The NFA you described recognizes

    (01)* ∪ (10)*
All strings in the above language will begin and end with different symbols and have only even lengths. (Balanced means not only equal in number but that they nest properly, e.g., )()()( and ())( have equal numbers of left- and right-parentheses but not in balance.) The empty string ε does belong to the language, and your NFA — but not your regular expression — correctly accepts it. The language from Sipser’s lecture has strings of odd length as well, the shortest being 0 and 1 that an equal number (namely, zero) of 01 and 10 substrings.

Your regular expression is close. It looks like HN’s markdown formatting ate your Kleene stars. Always account for the empty string, and in your case it does need to appear explicitly.

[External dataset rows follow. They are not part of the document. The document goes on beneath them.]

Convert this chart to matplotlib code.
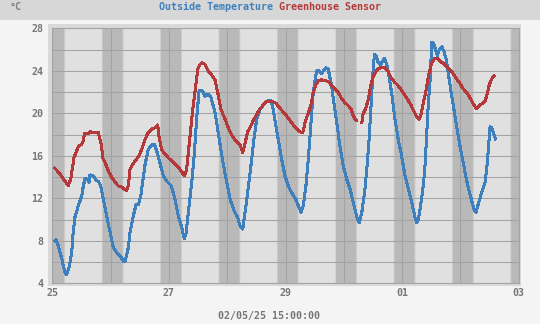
import numpy as np
import pandas as pd
import matplotlib
matplotlib.use("Agg")
import matplotlib.pyplot as plt
import matplotlib.dates as mdates
from matplotlib.colors import LinearSegmentedColormap
from matplotlib.patches import Rectangle
from matplotlib.ticker import MultipleLocator, FixedLocator

# ---- data: hours since 25 Apr 2025 00:00 and temperatures (°C) ----
START = pd.Timestamp("2025-04-25 00:00")

outside_hours = [
    0.7, 1.5, 2.5, 3.9, 5.2, 5.9, 7.0, 8.0, 8.6, 9.3, 10.7, 12.1, 12.8, 13.5, 14.4, 15.1, 15.5, 16.9, 18.0, 18.9, 19.9, 21.0, 22.4, 23.8,
    25.1, 26.5, 27.9, 29.2, 29.9, 31.3, 32.0, 33.3, 34.5, 35.4, 36.4, 37.2, 38.2, 39.5, 40.9, 42.0, 43.0, 44.3, 45.7, 47.1,
    48.9, 50.2, 51.9, 53.3, 54.3, 55.0, 56.0, 57.4, 58.5, 59.4, 60.4, 61.8, 62.9, 64.2, 65.3, 67.0, 68.3, 70.0, 71.8,
    73.2, 74.9, 76.3, 77.3, 78.4, 78.9, 80.0, 81.1, 82.1, 83.0, 84.1, 85.5, 87.2, 88.5, 89.9, 90.7, 91.7, 93.0, 94.4,
    95.8, 97.2, 98.6, 99.9, 101.3, 102.4, 103.3, 104.4, 105.4, 106.4, 107.4, 108.8, 109.9, 110.7, 111.6, 112.7, 113.6, 115.0, 116.4, 117.5, 118.4,
    119.8, 121.2, 122.6, 123.9, 125.3, 126.3, 127.4, 128.7, 129.7, 130.5, 131.2, 131.9, 132.6, 133.3, 134.2, 135.2, 135.9, 136.7, 137.7, 138.6, 139.7, 141.1, 142.4,
    143.8, 145.2, 146.6, 148.0, 149.3, 150.0, 150.7, 151.8, 152.7, 153.4, 154.1, 154.8, 155.5, 156.2, 157.1, 157.9, 158.5, 159.3, 160.4, 161.2, 162.1, 163.0, 164.0, 165.1,
    166.2, 167.1, 168.1, 169.2, 170.3, 171.4, 172.5, 173.6, 174.4, 175.3, 176.7, 178.1, 178.8, 179.5, 180.2, 180.9, 181.5, 182.6,
]
outside_temp = [
    7.9, 8.1, 7.5, 6.3, 5.0, 4.85, 5.6, 6.9, 8.8, 10.2, 11.3, 12.2, 13.2, 13.85, 13.8, 13.5, 14.2, 14.1, 13.7, 13.6, 13.2, 11.9, 10.3, 8.8,
    7.4, 6.9, 6.6, 6.1, 6.0, 7.35, 8.8, 10.3, 11.4, 11.4, 12.2, 13.5, 15.2, 16.6, 17.0, 17.1, 16.45, 15.35, 14.1, 13.6,
    13.2, 12.2, 10.3, 9.25, 8.2, 8.6, 10.65, 13.5, 16.3, 19.4, 22.1, 22.1, 21.6, 21.8, 21.5, 20.05, 18.2, 15.7, 13.5,
    11.9, 10.8, 10.2, 9.4, 9.1, 10.0, 11.75, 13.8, 15.7, 17.55, 19.4, 20.4, 20.85, 21.15, 21.25, 20.7, 19.3, 17.55, 15.7,
    14.1, 13.15, 12.5, 12.05, 11.3, 10.7, 11.3, 13.15, 15.7, 18.8, 21.95, 24.0, 24.0, 23.7, 24.0, 24.3, 24.15, 22.55, 20.2, 18.5, 16.9,
    15.0, 13.8, 12.85, 11.6, 10.3, 9.7, 10.65, 12.85, 15.35, 17.85, 20.7, 23.5, 25.55, 25.4, 24.75, 24.6, 24.9, 25.15, 24.6, 23.5, 21.9, 19.4, 17.55,
    16.0, 14.1, 12.85, 11.6, 10.2, 9.7, 10.0, 11.6, 13.15, 15.0, 17.85, 21.0, 23.0, 26.7, 26.5, 25.85, 25.4, 26.0, 26.25, 25.85, 25.1, 23.8, 22.25, 20.7,
    19.1, 17.85, 16.6, 15.35, 13.95, 12.85, 11.9, 10.95, 10.7, 11.4, 12.5, 13.45, 14.7, 16.6, 18.75, 18.65, 18.2, 17.5,
]

greenhouse_hours = [
    0.7, 1.8, 3.2, 4.5, 5.6, 6.6, 7.6, 8.4, 8.9, 9.8, 10.7, 12.1, 12.8, 13.2, 14.8, 15.5, 17.6, 18.9, 19.6, 20.3, 20.7, 21.7, 23.1,
    24.5, 25.8, 27.2, 28.6, 29.5, 30.6, 31.3, 32.0, 33.1, 34.5, 35.8, 36.8, 38.2, 39.5, 40.9, 42.3, 43.4, 43.9, 45.0, 46.4, 47.8,
    49.2, 50.5, 51.9, 53.3, 54.3, 55.3, 56.0, 57.1, 58.0, 59.0, 59.9, 60.8, 61.8, 62.9, 64.2, 65.6, 67.0, 68.1, 69.4, 71.1,
    72.7, 74.1, 75.5, 77.3, 78.4, 79.3, 80.3, 81.7, 83.0, 84.4, 85.8, 87.2, 88.5, 90.3, 92.1, 93.7, 95.1,
    96.5, 97.9, 99.2, 100.6, 102.0, 103.1, 104.0, 105.4, 106.4, 107.4, 108.6, 109.5, 110.9, 112.7, 114.0, 115.4, 116.4, 117.7, 119.1,
    120.5, 121.9, 123.0, 123.9, 124.9, 125.7, 126.5, 127.4, 128.0, 129.0, 130.1, 130.8, 131.7, 132.8, 133.9, 135.3, 136.9, 138.1, 139.4,
    140.8, 142.2, 143.5, 144.9, 146.3, 147.7, 149.0, 150.0, 151.0, 151.8, 152.7, 153.7, 154.8, 155.5, 156.2, 157.5, 158.5, 159.6, 161.0, 162.4,
    163.7, 165.1, 166.5, 167.8, 169.2, 170.6, 172.0, 173.3, 174.7, 175.8, 177.2, 178.1, 178.8, 179.9, 180.9, 182.2,
]
greenhouse_temp = [
    14.9, 14.65, 14.25, 13.85, 13.5, 13.2, 13.8, 15.0, 15.8, 16.35, 16.85, 17.1, 17.4, 18.1, 18.1, 18.25, 18.2, 18.2, 17.55, 16.9, 15.8, 15.35, 14.55,
    13.95, 13.55, 13.15, 13.05, 12.9, 12.7, 13.2, 14.7, 15.2, 15.65, 16.05, 16.6, 17.55, 18.2, 18.5, 18.65, 18.9, 17.85, 16.6, 16.15, 15.8,
    15.5, 15.2, 14.9, 14.5, 14.1, 14.7, 16.3, 18.8, 20.7, 22.55, 24.15, 24.6, 24.75, 24.6, 24.0, 23.6, 23.15, 21.95, 20.4, 19.45,
    18.5, 17.85, 17.4, 17.0, 16.3, 17.1, 18.2, 18.8, 19.45, 20.0, 20.5, 20.9, 21.15, 21.15, 20.95, 20.5, 20.1,
    19.75, 19.3, 18.9, 18.55, 18.25, 18.15, 19.1, 20.05, 20.7, 21.95, 22.75, 23.05, 23.15, 23.05, 22.9, 22.5, 22.3, 21.95, 21.4,
    21.0, 20.7, 20.4, 19.75, 19.35, 19.3, np.nan, 19.05, 20.0, 20.45, 21.3, 22.25, 23.2, 23.8, 24.15, 24.3, 24.3, 24.0, 23.35,
    22.95, 22.65, 22.25, 21.8, 21.3, 20.75, 20.1, 19.7, 19.45, 19.9, 20.95, 21.95, 23.5, 24.15, 24.75, 25.2, 25.15, 24.9, 24.7, 24.4,
    24.1, 23.7, 23.2, 22.8, 22.3, 21.95, 21.45, 20.85, 20.45, 20.75, 20.95, 21.15, 21.6, 22.7, 23.25, 23.6,
]

series_names = ["Outside Temperature", "Greenhouse Sensor"]
x_tick_labels = ["25", "27", "29", "01", "03"]
y_tick_values = [4, 8, 12, 16, 20, 24, 28]
timestamp_label = "02/05/25 15:00:00"
unit_label = "°C"

# ---- style ----
W, H = 540, 324
BLUE = "#3d80bd"
RED = "#b5383b"
TEXT_GRAY = "#777777"
GRID = "#a3a3a3"
DAY = "#e0e0e0"
NIGHT = "#b9b9b9"
FONT = dict(family="DejaVu Sans Mono", weight="bold", size=7.2)
LINE_W = 1.44  # 2 px at 100 dpi

fig = plt.figure(figsize=(W / 100, H / 100), dpi=100, facecolor="#f4f4f4")

# header band and plot frame (behind the axes)
fig.patches.append(Rectangle((0, 1 - 20 / H), 1, 20 / H, transform=fig.transFigure,
                             facecolor="#d7d7d7", edgecolor="none", zorder=-2))
fig.patches.append(Rectangle((48 / W, 1 - 286 / H), (521 - 48) / W, (286 - 24) / H,
                             transform=fig.transFigure, facecolor="#d9d9d9",
                             edgecolor="none", zorder=-2))

ax = fig.add_axes([52.3 / W, 1 - 283.3 / H, 466.4 / W, 255 / H])
ax.set_zorder(2)

t_out = START + pd.to_timedelta(outside_hours, unit="h")
t_gh = START + pd.to_timedelta(greenhouse_hours, unit="h")

ax.plot(t_out, outside_temp, color=BLUE, lw=LINE_W, antialiased=False, zorder=3,
        solid_joinstyle="round", solid_capstyle="butt")
ax.plot(t_gh, greenhouse_temp, color=RED, lw=LINE_W, antialiased=False, zorder=3,
        solid_joinstyle="round", solid_capstyle="butt")

x0 = START
x1 = START + pd.Timedelta(days=8)
n0, n1 = mdates.date2num(x0), mdates.date2num(x1)

# day / night shading with twilight ramps
minutes = np.arange(0, 8 * 24 * 60)
hod = (minutes / 60.0) % 24
light = np.clip((hod - 4.8) / 0.8, 0, 1) * np.clip((21.0 - hod) / 0.7, 0, 1)
cmap = LinearSegmentedColormap.from_list("daynight", [NIGHT, DAY])
ax.imshow(light[np.newaxis, :], cmap=cmap, vmin=0, vmax=1, aspect="auto",
          extent=[n0, n1, 4, 28], interpolation="nearest", zorder=0)

ax.set_xlim(n0, n1)
ax.set_ylim(4, 28)

# ticks and grid
major_days = [mdates.date2num(START + pd.Timedelta(days=2 * i)) for i in range(len(x_tick_labels))]
ax.xaxis.set_major_locator(FixedLocator(major_days))
ax.xaxis.set_minor_locator(MultipleLocator(1))
ax.set_xticklabels(x_tick_labels)
ax.set_yticks(y_tick_values)
ax.set_yticklabels([str(v) for v in y_tick_values])
ax.yaxis.set_minor_locator(MultipleLocator(2))
ax.set_axisbelow(True)
ax.grid(True, which="both", color=GRID, lw=0.75)
ax.tick_params(which="both", length=0)
ax.tick_params(axis="y", pad=6.5, labelcolor=TEXT_GRAY)
ax.tick_params(axis="x", pad=3.5, labelcolor=TEXT_GRAY)
for lab in ax.get_xticklabels() + ax.get_yticklabels():
    lab.set_fontfamily(FONT["family"])
    lab.set_fontweight(FONT["weight"])
    lab.set_fontsize(FONT["size"])
for sp in ax.spines.values():
    sp.set_color(GRID)
    sp.set_linewidth(0.75)
    sp.set_zorder(4)

# header texts
fig.text(159 / W, 1 - 6.5 / H, series_names[0], color=BLUE, ha="left", va="center", **FONT)
fig.text(279 / W, 1 - 6.5 / H, series_names[1], color=RED, ha="left", va="center", **FONT)
fig.text(9.5 / W, 1 - 6.5 / H, unit_label, color="#808080", ha="left", va="center", **FONT)
fig.text(269.5 / W, 1 - 315.7 / H, timestamp_label, color=TEXT_GRAY, ha="center", va="center", **FONT)

fig.savefig("out.png", dpi=100, facecolor=fig.get_facecolor())
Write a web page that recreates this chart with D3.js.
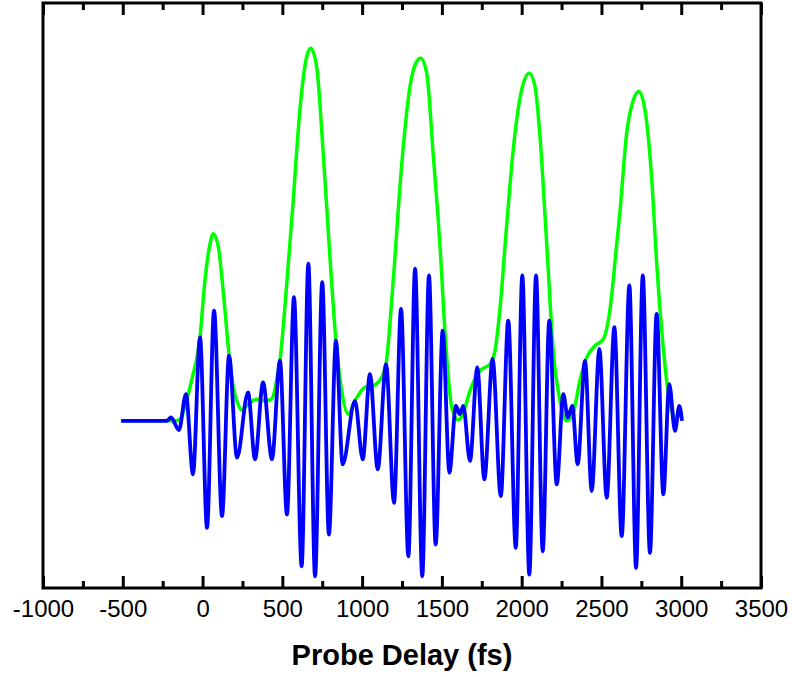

    ε ∪ 0 ∪ 1 ∪ 0(0 ∪ 1)*0 ∪ 1(0 ∪ 1)*1
Because this is a simple enough language, I suggest building a DFA rather than an NFA. You know that your automaton will have two branches: one for strings beginning with 0 and the other for those that begin with 1. That accounts for three states so far, and your initial state q0 has both of its transitions defined. Let’s say that q1 is the state after reading the initial 0. (Remember that you can interpret each state in a finite automaton’s transition graph as “I have read …”) When you’re in q1 and read a 0, where do you go? When you’re in q1 and read a 1, where do you go? You’ll know you completed this branch when you have defined 0 and 1 transitions for all its states. Then move on to completing the branch for strings that begin with 1. The intuition is it ought to have similar structure to the first branch. Finally, label your final or accept states. Always remember to account for the empty string!

What’s really interesting is the NFA you defined has, after conversion to DFA and minimization, almost the same structure as the correct DFA: the only difference is which are accept states.